Why automate chat room creation

With APIs, you can:

  • Create chat rooms programmatically
  • Prepare rooms before an event starts
  • Apply predefined settings and layouts
  • Assign moderators automatically

This removes human error and saves time.

Common REST API use cases

  • Creating a new chat room for each live stream episode
  • Generating separate rooms for Q&A, discussion, and support pages
  • Assigning roles based on your internal user database
  • Preparing rooms in advance for scheduled events

Instead of building everything manually in an admin panel, your system handles it automatically.

Example workflow

  1. An event is created in your platform
  2. Your backend calls the API to create required chat rooms
  3. Each room ID is stored and mapped to a specific page
  4. Pages are published with the correct embed
  5. Moderators are assigned before the event starts

By the time the first viewer arrives, everything is ready.

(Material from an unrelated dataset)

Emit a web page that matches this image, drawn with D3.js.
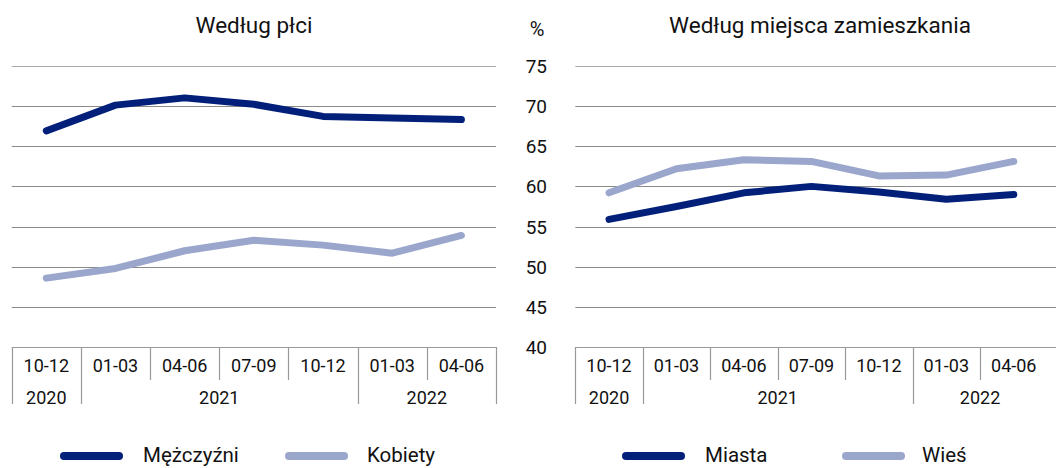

Multi-page live stream chats across industries

Education

  • Lecture page with general chat
  • Q&A page for student questions
  • Discussion page for peer interaction

Trading and finance

  • Market commentary page
  • Trade questions page
  • Strategy discussion page

Virtual events

  • Main stage page
  • Session-specific discussion pages
  • Support page for attendees

Membership platforms

  • Public stream page
  • Members-only discussion page
  • VIP interaction page

In all cases, live stream chats become structured spaces, not chaotic message feeds.

Scaling without losing the human element

Physical events have always separated spaces:

  • Main halls
  • Side rooms
  • Help desks
  • Discussion areas

Trying to force all interaction into one digital chat ignores how people naturally communicate.

By scaling live stream chats across multiple pages with dedicated rooms, you preserve clarity, improve engagement, and make moderation sustainable.

The stream stays one.
The conversation becomes organized.
And the experience scales without losing its human feel.